As part of the Saturday Salon Series, HCCC is pleased to present Resident Artist Talks by current residents, Jessica Andersen, Rebecca Hewitt, and Eric Stearns.
Discover the artistic process of working craft artists at this afternoon event. Learn about the artists’ works of art, influences, processes, and materials. After the talks, explore the artists’ studios, where visitors are encouraged to ask questions.
HCCC’s Saturday Salon Series explores the many facets of craft through artist talks, curator-led discussions, demonstrations, and more.
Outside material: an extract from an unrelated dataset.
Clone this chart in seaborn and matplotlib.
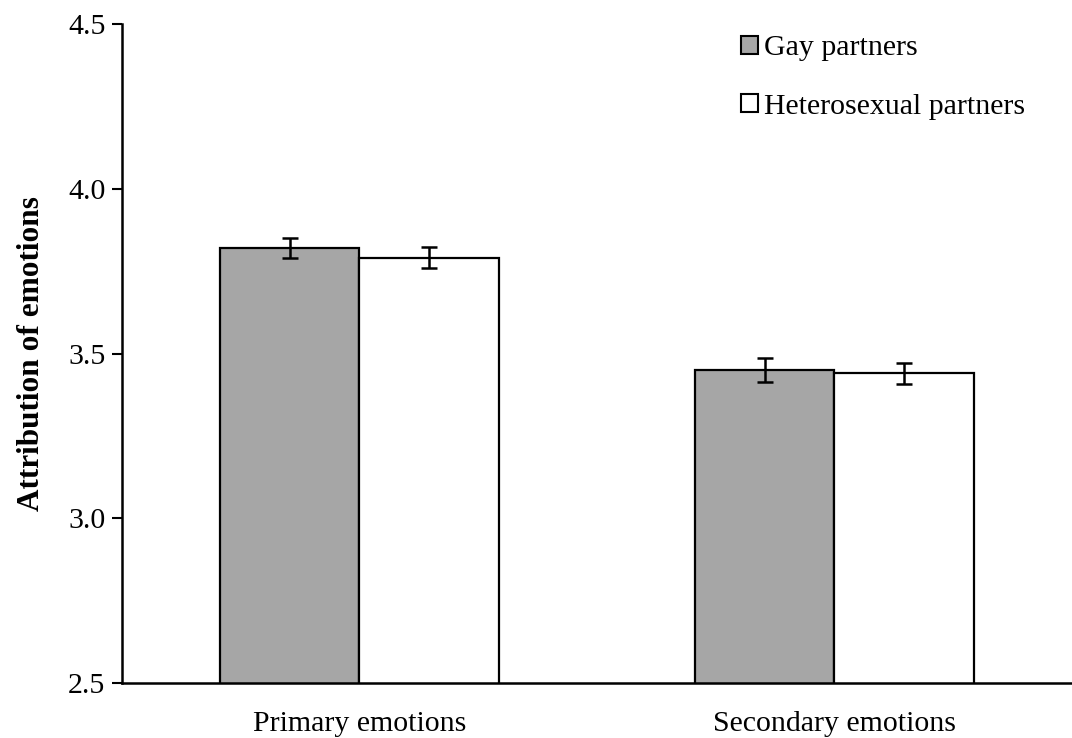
import matplotlib
matplotlib.use("Agg")
import matplotlib.pyplot as plt
import seaborn as sns
import pandas as pd
from matplotlib.patches import Patch
from matplotlib.ticker import FormatStrFormatter

categories = ["Primary emotions", "Secondary emotions"]
groups = ["Gay partners", "Heterosexual partners"]
gay_means = [3.82, 3.45]
hetero_means = [3.79, 3.44]
gay_err = [0.03, 0.035]
hetero_err = [0.032, 0.032]
colors = ["#a6a6a6", "#ffffff"]

sns.set_theme(style="white")
plt.rcParams["font.family"] = ["Liberation Serif", "DejaVu Serif"]
plt.rcParams["text.color"] = "black"

df = pd.DataFrame({
    "category": categories * 2,
    "group": [groups[0]] * 2 + [groups[1]] * 2,
    "value": gay_means + hetero_means,
    "err": gay_err + hetero_err,
})

fig = plt.figure(figsize=(10.72, 7.38), dpi=100)
ax = fig.add_axes([0.1138, 0.0745, 0.8862, 0.893])

sns.barplot(data=df, x="category", y="value", hue="group", palette=colors,
            errorbar=None, width=0.586, edgecolor="black", linewidth=1.6,
            ax=ax, legend=False, order=categories, hue_order=groups)

# error bars at the centre of each bar
for patch_group, (vals, errs) in zip(
        [ax.patches[:2], ax.patches[2:4]],
        [(gay_means, gay_err), (hetero_means, hetero_err)]):
    xs = [p.get_x() + p.get_width() / 2 for p in patch_group]
    ax.errorbar(xs, vals, yerr=errs, fmt="none", ecolor="black",
                elinewidth=1.8, capsize=5.5, capthick=1.8, zorder=5)

ax.set_ylim(2.5, 4.5)
ax.set_xlim(-0.5, 1.5)
ax.set_yticks([2.5, 3.0, 3.5, 4.0, 4.5])
ax.yaxis.set_major_formatter(FormatStrFormatter("%.1f"))
ax.tick_params(axis="y", which="major", direction="out", length=7, width=1.5,
               labelsize=21.5, left=True, pad=5, colors="black")
ax.tick_params(axis="x", length=0, labelsize=21.5, pad=20, colors="black")
ax.set_xlabel("")
ax.set_ylabel("Attribution of emotions", fontsize=22.5, fontweight="bold",
              labelpad=16, color="black")

for s in ["top", "right"]:
    ax.spines[s].set_visible(False)
for s in ["left", "bottom"]:
    ax.spines[s].set_color("black")
    ax.spines[s].set_linewidth(1.8)

handles = [Patch(facecolor=c, edgecolor="black", linewidth=1.5, label=g)
           for c, g in zip(colors, groups)]
ax.legend(handles=handles, loc="upper left", bbox_to_anchor=(0.652, 0.983),
          frameon=False, fontsize=21.5, handlelength=0.55, handleheight=0.55,
          handletextpad=0.2, labelspacing=1.09, borderpad=0, borderaxespad=0,
          labelcolor="black")

fig.savefig("out.png", dpi=100, facecolor="white")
Jessica Andersen was born in the small farming community of Audubon, Iowa. She received a BFA in jewelry and metal arts in 2009 from the University of Iowa. In 2011, Jessica started a new chapter, leaving the Midwest for the West Coast, to attend graduate school at San Diego State University, where she received her MFA in jewelry and metalwork. Jessica recently finished a six-month residency at Craft Alliance in St. Louis, Missouri, where she had time to experiment and develop her work as a studio artist. More importantly, perhaps, she was able to teach in the Mural Arts and Crafting a Future program, learning just how deeply individuals can be affected by close mentorship.
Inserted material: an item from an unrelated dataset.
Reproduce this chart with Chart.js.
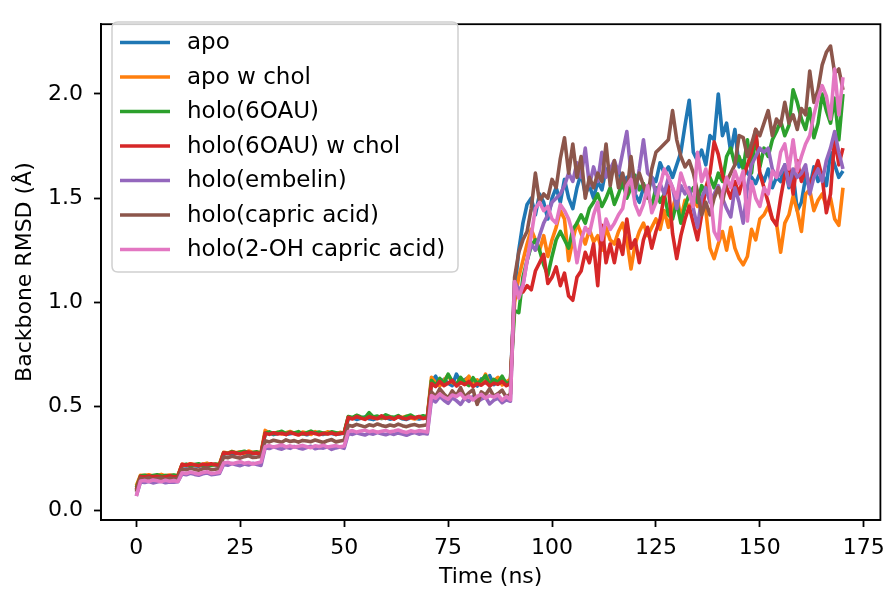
<!DOCTYPE html>
<html>
<head>
<meta charset="utf-8">
<script src="https://cdn.jsdelivr.net/npm/chart.js@4.4.0/dist/chart.umd.min.js"></script>
<style>
  html, body { margin: 0; padding: 0; background: #fff; }
  #wrap { width: 893px; height: 590px; position: relative; }
</style>
</head>
<body>
<div id="wrap"><canvas id="c" width="893" height="590"></canvas></div>
<script>
const timeNs = [0,1,2,3,4,5,6,7,8,9,10,11,12,13,14,15,16,17,18,19,20,21,22,23,24,25,26,27,28,29,30,
31,32,33,34,35,36,37,38,39,40,41,42,43,44,45,46,47,48,49,50,51,52,53,54,55,56,57,58,59,60,
61,62,63,64,65,66,67,68,69,70,71,72,73,74,75,76,77,78,79,80,81,82,83,84,85,86,87,88,89,90,
91,92,93,94,95,96,97,98,99,100,101,102,103,104,105,106,107,108,109,110,111,112,113,114,115,116,117,118,119,120,
121,122,123,124,125,126,127,128,129,130,131,132,133,134,135,136,137,138,139,140,141,142,143,144,145,146,147,148,149,150,
151,152,153,154,155,156,157,158,159,160,161,162,163,164,165,166,167,168,169,170];

const seriesLabels = ["apo","apo w chol","holo(6OAU)","holo(6OAU) w chol","holo(embelin)","holo(capric acid)","holo(2-OH capric acid)"];
const seriesColors = ["#1f77b4","#ff7f0e","#2ca02c","#d62728","#9467bd","#8c564b","#e377c2"];

const apo = [0.10,
.165,.162,.166,.163,.160,.164,.167,.162,.165,.163,
.218,.214,.220,.216,.213,.219,.215,.221,.217,.214,
.272,.276,.270,.274,.279,.271,.275,.273,.277,.270,
.368,.372,.365,.370,.374,.366,.369,.373,.367,.371,.364,.369,.375,.368,.366,.372,.370,.365,.369,.373,
.440,.446,.438,.443,.449,.441,.437,.445,.442,.447,.439,.444,.450,.441,.438,.446,.443,.440,.445,.442,
.620,.645,.605,.630,.612,.600,.655,.618,.628,.640,.610,.598,.632,.615,.648,.605,.622,.636,.610,.625,
1.05,1.25,1.38,1.47,1.50,1.42,1.52,1.48,1.40,1.50,
1.55,1.48,1.59,1.50,1.45,1.55,1.62,1.52,1.56,1.50,
1.58,1.54,1.64,1.60,1.66,1.64,1.55,1.60,1.57,1.52,
1.48,1.55,1.52,1.60,1.58,1.67,1.62,1.65,1.60,1.66,
1.72,1.85,1.97,1.72,1.68,1.73,1.66,1.80,1.78,2.00,
1.80,1.86,1.72,1.83,1.65,1.68,1.62,1.60,1.57,1.62,
1.58,1.64,1.55,1.60,1.58,1.66,1.55,1.62,1.44,1.48,
1.60,1.55,1.65,1.58,1.62,1.56,1.72,1.66,1.60,1.63];

const apoChol = [0.12,
.170,.168,.172,.166,.169,.174,.167,.171,.168,.170,
.222,.218,.225,.220,.217,.223,.228,.219,.221,.224,
.280,.276,.284,.278,.282,.275,.286,.279,.281,.277,
.385,.372,.370,.376,.368,.374,.380,.371,.369,.377,.373,.366,.379,.372,.370,.378,.374,.368,.376,.371,
.450,.444,.456,.447,.441,.452,.446,.449,.443,.455,.448,.442,.451,.447,.453,.445,.440,.450,.446,.448,
.640,.612,.598,.625,.650,.615,.605,.632,.620,.645,.600,.628,.612,.655,.608,.622,.640,.603,.618,.630,
1.00,1.12,1.20,1.28,1.35,1.30,1.25,1.32,1.22,1.30,
1.36,1.44,1.40,1.20,1.30,1.38,1.33,1.28,1.35,1.29,
1.32,1.25,1.36,1.30,1.28,1.34,1.38,1.30,1.16,1.28,
1.34,1.38,1.32,1.36,1.40,1.35,1.44,1.36,1.45,1.52,
1.40,1.49,1.45,1.50,1.46,1.48,1.44,1.26,1.21,1.28,
1.34,1.25,1.36,1.26,1.21,1.18,1.22,1.35,1.30,1.40,
1.42,1.46,1.40,1.38,1.24,1.38,1.42,1.51,1.44,1.34,
1.52,1.54,1.44,1.49,1.52,1.46,1.50,1.40,1.37,1.55];

const holo6OAU = [0.11,
.166,.170,.164,.168,.172,.165,.169,.167,.171,.166,
.219,.223,.216,.221,.225,.218,.222,.217,.224,.220,
.278,.274,.283,.277,.280,.285,.276,.279,.282,.275,
.372,.378,.369,.375,.381,.370,.376,.373,.379,.368,.374,.382,.371,.377,.372,.369,.378,.374,.370,.376,
.452,.447,.458,.450,.445,.470,.449,.454,.446,.460,.451,.448,.456,.443,.452,.459,.447,.450,.455,.449,
.625,.600,.635,.612,.655,.620,.605,.640,.615,.600,.638,.610,.625,.648,.602,.630,.615,.645,.608,.620,
0.96,0.95,1.12,1.20,1.27,1.30,1.25,1.18,1.13,1.22,
1.30,1.34,1.30,1.26,1.35,1.38,1.42,1.38,1.45,1.48,
1.52,1.46,1.50,1.55,1.47,1.52,1.58,1.50,1.55,1.61,
1.54,1.57,1.52,1.46,1.55,1.48,1.52,1.42,1.40,1.48,
1.38,1.46,1.52,1.55,1.48,1.56,1.52,1.60,1.55,1.62,
1.58,1.70,1.74,1.66,1.70,1.64,1.78,1.62,1.81,1.65,
1.74,1.70,1.78,1.82,1.87,1.80,1.85,2.02,1.96,1.88,
1.83,1.93,1.79,1.86,2.00,1.92,1.86,1.98,1.78,2.00];

const holo6OAUChol = [0.10,
.164,.161,.166,.162,.165,.160,.163,.167,.162,.164,
.222,.218,.224,.220,.216,.223,.219,.225,.221,.217,
.278,.274,.280,.276,.272,.279,.281,.275,.277,.273,
.372,.366,.374,.368,.371,.365,.375,.369,.363,.372,.367,.374,.370,.364,.371,.368,.373,.366,.370,.372,
.448,.440,.452,.444,.438,.450,.446,.441,.455,.443,.448,.439,.451,.445,.440,.449,.444,.452,.442,.447,
.610,.595,.620,.600,.612,.625,.598,.615,.605,.620,.595,.610,.602,.618,.598,.612,.606,.620,.600,.610,
1.04,1.06,1.05,1.08,1.06,1.15,1.19,1.23,1.09,1.12,
1.17,1.08,1.14,1.03,1.01,1.12,1.15,1.24,1.19,1.28,
1.08,1.37,1.19,1.28,1.19,1.30,1.23,1.40,1.26,1.30,
1.19,1.30,1.36,1.26,1.34,1.40,1.51,1.56,1.33,1.21,
1.32,1.40,1.46,1.38,1.30,1.42,1.55,1.62,1.77,1.71,
1.61,1.55,1.50,1.58,1.52,1.60,1.66,1.72,1.83,1.62,
1.55,1.48,1.40,1.37,1.50,1.61,1.66,1.52,1.68,1.58,
1.64,1.55,1.62,1.68,1.60,1.43,1.52,1.79,1.66,1.74];

const holoEmbelin = [0.07,
.138,.135,.140,.133,.137,.141,.134,.138,.136,.139,
.176,.172,.179,.174,.170,.177,.181,.173,.175,.178,
.222,.218,.226,.220,.216,.224,.219,.227,.221,.217,
.302,.298,.306,.300,.295,.304,.299,.308,.301,.296,.303,.309,.297,.302,.300,.306,.294,.301,.305,.299,
.370,.366,.374,.368,.363,.372,.367,.375,.369,.364,.371,.366,.373,.368,.362,.370,.375,.367,.371,.368,
.535,.522,.548,.530,.515,.542,.528,.510,.540,.525,.548,.520,.535,.545,.512,.530,.540,.518,.532,.525,
1.10,1.06,1.08,1.20,1.28,1.25,1.32,1.38,1.42,1.48,
1.50,1.52,1.56,1.62,1.58,1.67,1.60,1.74,1.56,1.65,
1.58,1.72,1.60,1.64,1.68,1.62,1.72,1.82,1.62,1.52,
1.64,1.78,1.62,1.60,1.52,1.57,1.52,1.60,1.55,1.45,
1.56,1.52,1.55,1.45,1.36,1.50,1.55,1.48,1.52,1.56,
1.50,1.45,1.41,1.55,1.48,1.38,1.55,1.66,1.70,1.74,
1.72,1.74,1.64,1.60,1.62,1.66,1.56,1.64,1.60,1.62,
1.66,1.52,1.60,1.64,1.58,1.68,1.74,1.82,1.72,1.64];

const holoCapric = [0.09,
.155,.152,.158,.150,.154,.157,.151,.156,.153,.155,
.200,.196,.203,.198,.194,.201,.205,.197,.199,.202,
.258,.254,.261,.256,.252,.259,.263,.255,.257,.260,
.335,.330,.338,.333,.328,.340,.332,.336,.329,.337,.334,.331,.339,.333,.327,.336,.341,.330,.334,.338,
.410,.405,.414,.408,.402,.412,.407,.416,.409,.404,.411,.406,.415,.408,.403,.410,.413,.406,.409,.412,
.570,.548,.585,.560,.540,.575,.552,.590,.545,.565,.580,.510,.570,.555,.585,.548,.562,.578,.545,.560,
1.12,1.24,1.30,1.34,1.45,1.62,1.48,1.52,1.50,1.59,
1.55,1.69,1.79,1.62,1.76,1.60,1.70,1.50,1.60,1.55,
1.62,1.58,1.76,1.56,1.68,1.55,1.62,1.52,1.70,1.55,
1.62,1.56,1.50,1.64,1.72,1.74,1.76,1.78,1.92,1.78,
1.70,1.65,1.68,1.62,1.53,1.42,1.48,1.42,1.50,1.55,
1.48,1.58,1.62,1.66,1.80,1.79,1.70,1.76,1.83,1.80,
1.86,1.92,1.80,1.88,1.85,1.96,1.86,1.90,1.83,1.93,
1.90,2.11,1.96,2.02,2.14,2.20,2.23,2.10,2.12,2.02];

const holo2OHCapric = [0.07,
.142,.145,.140,.147,.143,.139,.146,.141,.144,.140,
.182,.178,.185,.180,.176,.183,.187,.179,.181,.184,
.228,.232,.225,.230,.235,.227,.231,.224,.229,.233,
.308,.312,.305,.310,.315,.306,.311,.304,.309,.313,.307,.302,.311,.308,.314,.305,.309,.312,.306,.310,
.380,.384,.377,.382,.386,.379,.383,.376,.381,.385,.378,.382,.387,.380,.375,.383,.379,.384,.381,.377,
.552,.540,.560,.545,.535,.555,.548,.562,.538,.550,.532,.548,.558,.540,.552,.545,.556,.530,.548,.532,
1.10,1.02,1.08,1.20,1.32,1.45,1.48,1.44,1.46,1.40,
1.38,1.47,1.44,1.40,1.33,1.19,1.30,1.36,1.33,1.42,
1.48,1.30,1.40,1.35,1.38,1.42,1.45,1.56,1.59,1.47,
1.42,1.47,1.56,1.43,1.48,1.56,1.64,1.60,1.55,1.50,
1.62,1.56,1.52,1.46,1.72,1.58,1.64,1.54,1.34,1.30,
1.52,1.60,1.55,1.63,1.57,1.63,1.39,1.58,1.50,1.46,
1.55,1.52,1.63,1.60,1.72,1.76,1.64,1.78,1.63,1.70,
1.76,1.80,1.90,1.98,2.04,1.99,1.88,2.12,1.90,2.08];

const seriesValues = [apo, apoChol, holo6OAU, holo6OAUChol, holoEmbelin, holoCapric, holo2OHCapric];
const xTicks = [0,25,50,75,100,125,150,175];
const yTicks = [0.0,0.5,1.0,1.5,2.0];

const FONT = "DejaVu Sans";

const datasets = seriesValues.map((vals, i) => ({
  label: seriesLabels[i],
  data: timeNs.map((t, k) => ({x: t, y: vals[k]})),
  borderColor: seriesColors[i],
  backgroundColor: seriesColors[i],
  borderWidth: 3.6,
  pointRadius: 0,
  tension: 0,
  fill: false,
  borderJoinStyle: 'round',
  borderCapStyle: 'butt',
  order: seriesValues.length - i
}));

const framePlugin = {
  id: 'frameAndLegend',
  afterDatasetsDraw(chart) {
    const ctx = chart.ctx;
    const a = chart.chartArea;
    ctx.save();
    ctx.strokeStyle = '#000';
    ctx.lineWidth = 1.8;
    ctx.strokeRect(a.left, a.top, a.right - a.left, a.bottom - a.top);
    const bx = 112, by = 22, bw = 346, bh = 250, r = 6;
    ctx.beginPath();
    ctx.moveTo(bx + r, by);
    ctx.lineTo(bx + bw - r, by);
    ctx.quadraticCurveTo(bx + bw, by, bx + bw, by + r);
    ctx.lineTo(bx + bw, by + bh - r);
    ctx.quadraticCurveTo(bx + bw, by + bh, bx + bw - r, by + bh);
    ctx.lineTo(bx + r, by + bh);
    ctx.quadraticCurveTo(bx, by + bh, bx, by + bh - r);
    ctx.lineTo(bx, by + r);
    ctx.quadraticCurveTo(bx, by, bx + r, by);
    ctx.closePath();
    ctx.fillStyle = 'rgba(255,255,255,0.8)';
    ctx.fill();
    ctx.strokeStyle = '#d0d0d0';
    ctx.lineWidth = 1.5;
    ctx.stroke();
    ctx.font = '23px "' + FONT + '"';
    ctx.textBaseline = 'middle';
    ctx.textAlign = 'left';
    chart.data.datasets.forEach((ds, i) => {
      const y = 42.5 + i * 34.5;
      ctx.strokeStyle = ds.borderColor;
      ctx.lineWidth = 3.3;
      ctx.lineCap = 'butt';
      ctx.beginPath();
      ctx.moveTo(120, y);
      ctx.lineTo(170, y);
      ctx.stroke();
      ctx.fillStyle = '#000';
      ctx.fillText(ds.label, 187, y + 1);
    });
    ctx.restore();
  }
};

new Chart(document.getElementById('c'), {
  type: 'line',
  data: { datasets },
  plugins: [framePlugin],
  options: {
    responsive: false,
    animation: false,
    devicePixelRatio: 1,
    layout: { padding: { top: 12, right: 11, left: 0, bottom: 0 } },
    plugins: { legend: { display: false }, tooltip: { enabled: false } },
    scales: {
      x: {
        type: 'linear',
        min: -8.5,
        max: 179,
        afterBuildTicks: (s) => { s.ticks = xTicks.map(v => ({value: v})); },
        afterFit: (s) => { s.height = 70; },
        ticks: { font: { family: FONT, size: 22 }, color: '#000', padding: 8, maxRotation: 0, autoSkip: false },
        grid: { display: true, drawOnChartArea: false, drawTicks: true, tickLength: 7, tickWidth: 1.8, tickColor: '#000' },
        border: { display: true, color: '#000', width: 1.8 },
        title: { display: true, text: 'Time (ns)', font: { family: FONT, size: 22 }, color: '#000', padding: { top: 0, bottom: 0 } }
      },
      y: {
        type: 'linear',
        min: -0.045,
        max: 2.335,
        afterBuildTicks: (s) => { s.ticks = yTicks.map(v => ({value: v})); },
        afterFit: (s) => { s.width = 101; },
        ticks: { font: { family: FONT, size: 22 }, color: '#000', padding: 11, autoSkip: false, callback: (v) => Number(v).toFixed(1) },
        grid: { display: true, drawOnChartArea: false, drawTicks: true, tickLength: 7, tickWidth: 1.8, tickColor: '#000' },
        border: { display: true, color: '#000', width: 1.8 },
        title: { display: true, text: 'Backbone RMSD (Å)', font: { family: FONT, size: 22 }, color: '#000', padding: { top: 12, bottom: 0 } }
      }
    }
  }
});
</script>
</body>
</html>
Jessica’s work addresses the affect of objects and defined notions of waste in relation to ideas of collection. In her work, she attempts to showcase the form and appeal of detritus in the construction and presentation of jewelry. She hopes to generate new interactions between the wearer and object and between viewer and cultural predispositions.
Jessica will be with HCCC through August, 2017. During her six-month residency, she plans to continue developing work and grow new ideas concerning the relationships between objects and the value and memory instilled upon them. For more information, please visit www.jessicanandersen.com.
Rebecca Lynn Hewitt was born in Appleton, Wisconsin. She graduated from the University of Wisconsin – Milwaukee, with a bachelor of fine arts in jewelry and metalsmithing, in 2016. She was recently named the Ethical Metalsmith Student Committee’s “2016 Emerging Artist.”
Rebecca’s work investigates environmental issues through wearable and handheld objects, as well as community engagement. Creating wearable work allows overwhelming issues to be presented in an intimate but approachable manner. She views her work as a platform to seek self-education and improvement, while also encouraging others to educate themselves.
During her residency, Rebecca will continue to research environmental issues through wearable work and community workshops. She will also continue to expand her jewelry line, Flora and Grain. Primarily working with sustainable materials, such as dried and pressed flora, wood, and silver, Rebecca will explore how to best merge traditional metalsmithing techniques with technology.
Rebecca will be at HCCC through August, 2017. To learn more about her work, please visit rebeccalynnhewitt.com.
Eric Stearns was born near North Platte, Nebraska. He earned a Bachelor of Arts Degree in 2003 from Doane College in Crete, Nebraska, and then opened his first studio, Stearns Ceramics, in North Platte. After a couple of years teaching full time, working in his studio, and assisting his family on the ranch, he re-committed to his art and received a Master of Fine Arts in 2008, studying under Linda Ganstrom at Fort Hays State University. Eric then returned to Doane College and is now associate professor and chair of the Art Department.
When not teaching, Eric spends time in the studio creating sculptural, pierced raku art. Through his work, he hopes to strike a chord with the viewer that conveys a fragile and fleeting existence. He uses the raku process to accentuate the intersecting fragility of life, passionate connections, and the pain of betrayal, using the matrix of the objects to allude to those concepts. With his interest in mathematics, he creates patterns and explores the relationships between those patterns, as well as the effects of the color and texture of the glazes he uses to elicit emotional responses. He says, “Each piece created is an attempt at a reflection of who I am as a person and as an artist at the moment my hands touch the clay and then continues through the glazing and firing processes. In this reflection, my hope is that a viewer can find a connection to their own experiences on this journey of life.”